▶ Work instructions
Copy the data below exactly, omitting any picture it contains.

▶ Available data
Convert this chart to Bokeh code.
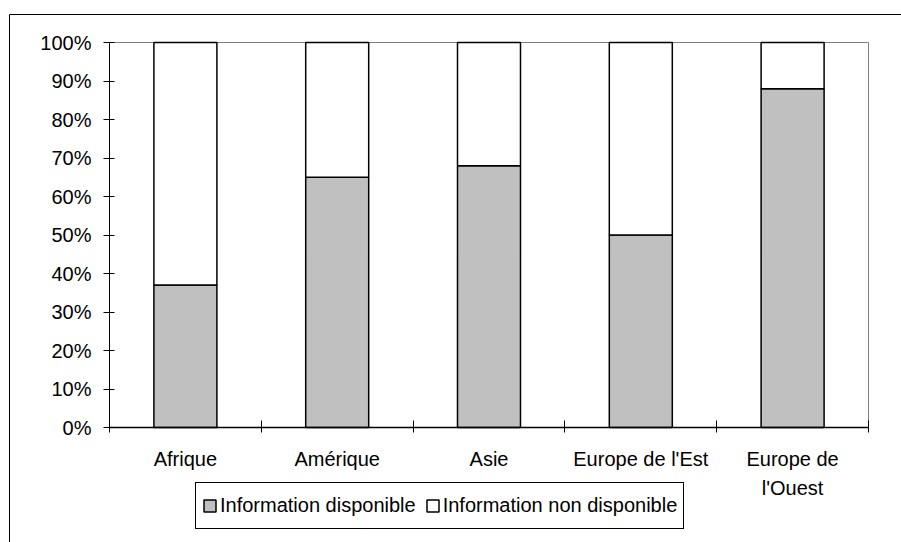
from bokeh.plotting import figure
from bokeh.models import (Range1d, LinearAxis, FixedTicker,
                          NumeralTickFormatter, Legend, LegendItem, BoxAnnotation, ColumnDataSource)
from bokeh.embed import file_html
from bokeh.resources import INLINE

categories = ["Afrique", "Amérique", "Asie", "Europe de l'Est", "Europe de l'Ouest"]
category_labels = ["Afrique", "Amérique", "Asie", "Europe de l'Est", "Europe de\nl'Ouest"]
disponible = [0.37, 0.65, 0.68, 0.50, 0.88]
non_disponible = [0.63, 0.35, 0.32, 0.50, 0.12]
series_names = ["Information disponible", "Information non disponible"]
y_ticks = [0.0, 0.1, 0.2, 0.3, 0.4, 0.5, 0.6, 0.7, 0.8, 0.9, 1.0]

n = len(categories)
centers = [i + 0.5 for i in range(n)]
boundaries = list(range(n + 1))

FONT = "Liberation Sans"
FS = "20px"

# page geometry (pixels): the frame covers the whole chart box, the plot area sits inside it
W, H = 901, 542
FL, FT = 8, 13            # frame left / top
PL, PR, PT, PB = 109, 868, 42, 427   # plot area edges
xs = (PR - PL) / n
ys = (PB - PT) / 1.0
x_start = -(PL - FL) / xs
x_end = n + (W - PR) / xs
y_end = 1 + (PT - FT) / ys
y_start = -(H - PB) / ys

source = ColumnDataSource(dict(x=centers, cat=categories, dispo=disponible, non=non_disponible))

p = figure(x_range=Range1d(x_start, x_end), y_range=Range1d(y_start, y_end),
           width=W, height=H, output_backend="svg", toolbar_location=None,
           x_axis_location=None, y_axis_location=None,
           min_border_left=FL, min_border_right=0, min_border_top=FT, min_border_bottom=0)
p.xgrid.visible = False
p.ygrid.visible = False
p.background_fill_color = "white"
p.border_fill_color = "white"
p.outline_line_color = None

plot_area = BoxAnnotation(left=0, right=n, bottom=0, top=1, level="underlay",
                          fill_color=None, fill_alpha=0, line_color="#808080",
                          line_alpha=1, line_width=1)
p.add_layout(plot_area)

renderers = p.vbar_stack(["dispo", "non"], x="x", width=0.415, source=source,
                         fill_color=["#C0C0C0", "white"], line_color="black", line_width=1.5)

yaxis = LinearAxis(ticker=FixedTicker(ticks=y_ticks), formatter=NumeralTickFormatter(format="0%"),
                   fixed_location=0, bounds=(0, 1),
                   major_tick_in=5, major_tick_out=6, minor_tick_in=0, minor_tick_out=0,
                   major_label_standoff=12, axis_line_color="black", major_tick_line_color="black",
                   major_label_text_font=FONT, major_label_text_font_size=FS,
                   major_label_text_color="black")
p.add_layout(yaxis, "left")

tick_axis = LinearAxis(ticker=FixedTicker(ticks=boundaries), fixed_location=0, bounds=(0, n),
                       major_tick_in=7, major_tick_out=5, minor_tick_in=0, minor_tick_out=0,
                       major_label_text_font_size="0px", major_label_standoff=0,
                       major_label_overrides={b: "" for b in boundaries},
                       axis_line_color="black", axis_line_width=1.5, major_tick_line_color="black")
p.add_layout(tick_axis, "below")

cat_axis = LinearAxis(ticker=FixedTicker(ticks=centers), fixed_location=0, bounds=(0, n),
                      major_tick_line_color=None, axis_line_color=None,
                      major_tick_out=0, major_tick_in=0, minor_tick_in=0, minor_tick_out=0,
                      major_label_standoff=20,
                      major_label_overrides=dict(zip(centers, category_labels)),
                      major_label_text_font=FONT, major_label_text_font_size=FS,
                      major_label_text_color="black", major_label_text_line_height=1.35)
p.add_layout(cat_axis, "below")

legend = Legend(items=[LegendItem(label=series_names[0], renderers=[renderers[0]]),
                       LegendItem(label=series_names[1], renderers=[renderers[1]])],
                orientation="horizontal", location=(195 - FL, H - 529),
                border_line_color="black", border_line_width=1, border_line_alpha=1,
                background_fill_color="white", background_fill_alpha=1,
                padding=6, spacing=9, label_standoff=3,
                glyph_width=15, glyph_height=15, label_height=33, margin=0,
                label_text_font=FONT, label_text_font_size=FS, label_text_color="black")
p.add_layout(legend)

chart_box = BoxAnnotation(left=9, right=2000, top=14, bottom=2000,
                          left_units="canvas", right_units="canvas",
                          top_units="canvas", bottom_units="canvas",
                          fill_color=None, fill_alpha=0, line_color="black",
                          line_alpha=1, line_width=1)
p.add_layout(chart_box)

open("out.html", "w").write(file_html(p, INLINE))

▶ Task output
Convert this chart to Bokeh code.
from bokeh.plotting import figure
from bokeh.models import (Range1d, LinearAxis, FixedTicker,
                          NumeralTickFormatter, Legend, LegendItem, BoxAnnotation, ColumnDataSource)
from bokeh.embed import file_html
from bokeh.resources import INLINE

categories = ["Afrique", "Amérique", "Asie", "Europe de l'Est", "Europe de l'Ouest"]
category_labels = ["Afrique", "Amérique", "Asie", "Europe de l'Est", "Europe de\nl'Ouest"]
disponible = [0.37, 0.65, 0.68, 0.50, 0.88]
non_disponible = [0.63, 0.35, 0.32, 0.50, 0.12]
series_names = ["Information disponible", "Information non disponible"]
y_ticks = [0.0, 0.1, 0.2, 0.3, 0.4, 0.5, 0.6, 0.7, 0.8, 0.9, 1.0]

n = len(categories)
centers = [i + 0.5 for i in range(n)]
boundaries = list(range(n + 1))

FONT = "Liberation Sans"
FS = "20px"

# page geometry (pixels): the frame covers the whole chart box, the plot area sits inside it
W, H = 901, 542
FL, FT = 8, 13            # frame left / top
PL, PR, PT, PB = 109, 868, 42, 427   # plot area edges
xs = (PR - PL) / n
ys = (PB - PT) / 1.0
x_start = -(PL - FL) / xs
x_end = n + (W - PR) / xs
y_end = 1 + (PT - FT) / ys
y_start = -(H - PB) / ys

source = ColumnDataSource(dict(x=centers, cat=categories, dispo=disponible, non=non_disponible))

p = figure(x_range=Range1d(x_start, x_end), y_range=Range1d(y_start, y_end),
           width=W, height=H, output_backend="svg", toolbar_location=None,
           x_axis_location=None, y_axis_location=None,
           min_border_left=FL, min_border_right=0, min_border_top=FT, min_border_bottom=0)
p.xgrid.visible = False
p.ygrid.visible = False
p.background_fill_color = "white"
p.border_fill_color = "white"
p.outline_line_color = None

plot_area = BoxAnnotation(left=0, right=n, bottom=0, top=1, level="underlay",
                          fill_color=None, fill_alpha=0, line_color="#808080",
                          line_alpha=1, line_width=1)
p.add_layout(plot_area)

renderers = p.vbar_stack(["dispo", "non"], x="x", width=0.415, source=source,
                         fill_color=["#C0C0C0", "white"], line_color="black", line_width=1.5)

yaxis = LinearAxis(ticker=FixedTicker(ticks=y_ticks), formatter=NumeralTickFormatter(format="0%"),
                   fixed_location=0, bounds=(0, 1),
                   major_tick_in=5, major_tick_out=6, minor_tick_in=0, minor_tick_out=0,
                   major_label_standoff=12, axis_line_color="black", major_tick_line_color="black",
                   major_label_text_font=FONT, major_label_text_font_size=FS,
                   major_label_text_color="black")
p.add_layout(yaxis, "left")

tick_axis = LinearAxis(ticker=FixedTicker(ticks=boundaries), fixed_location=0, bounds=(0, n),
                       major_tick_in=7, major_tick_out=5, minor_tick_in=0, minor_tick_out=0,
                       major_label_text_font_size="0px", major_label_standoff=0,
                       major_label_overrides={b: "" for b in boundaries},
                       axis_line_color="black", axis_line_width=1.5, major_tick_line_color="black")
p.add_layout(tick_axis, "below")

cat_axis = LinearAxis(ticker=FixedTicker(ticks=centers), fixed_location=0, bounds=(0, n),
                      major_tick_line_color=None, axis_line_color=None,
                      major_tick_out=0, major_tick_in=0, minor_tick_in=0, minor_tick_out=0,
                      major_label_standoff=20,
                      major_label_overrides=dict(zip(centers, category_labels)),
                      major_label_text_font=FONT, major_label_text_font_size=FS,
                      major_label_text_color="black", major_label_text_line_height=1.35)
p.add_layout(cat_axis, "below")

legend = Legend(items=[LegendItem(label=series_names[0], renderers=[renderers[0]]),
                       LegendItem(label=series_names[1], renderers=[renderers[1]])],
                orientation="horizontal", location=(195 - FL, H - 529),
                border_line_color="black", border_line_width=1, border_line_alpha=1,
                background_fill_color="white", background_fill_alpha=1,
                padding=6, spacing=9, label_standoff=3,
                glyph_width=15, glyph_height=15, label_height=33, margin=0,
                label_text_font=FONT, label_text_font_size=FS, label_text_color="black")
p.add_layout(legend)

chart_box = BoxAnnotation(left=9, right=2000, top=14, bottom=2000,
                          left_units="canvas", right_units="canvas",
                          top_units="canvas", bottom_units="canvas",
                          fill_color=None, fill_alpha=0, line_color="black",
                          line_alpha=1, line_width=1)
p.add_layout(chart_box)

open("out.html", "w").write(file_html(p, INLINE))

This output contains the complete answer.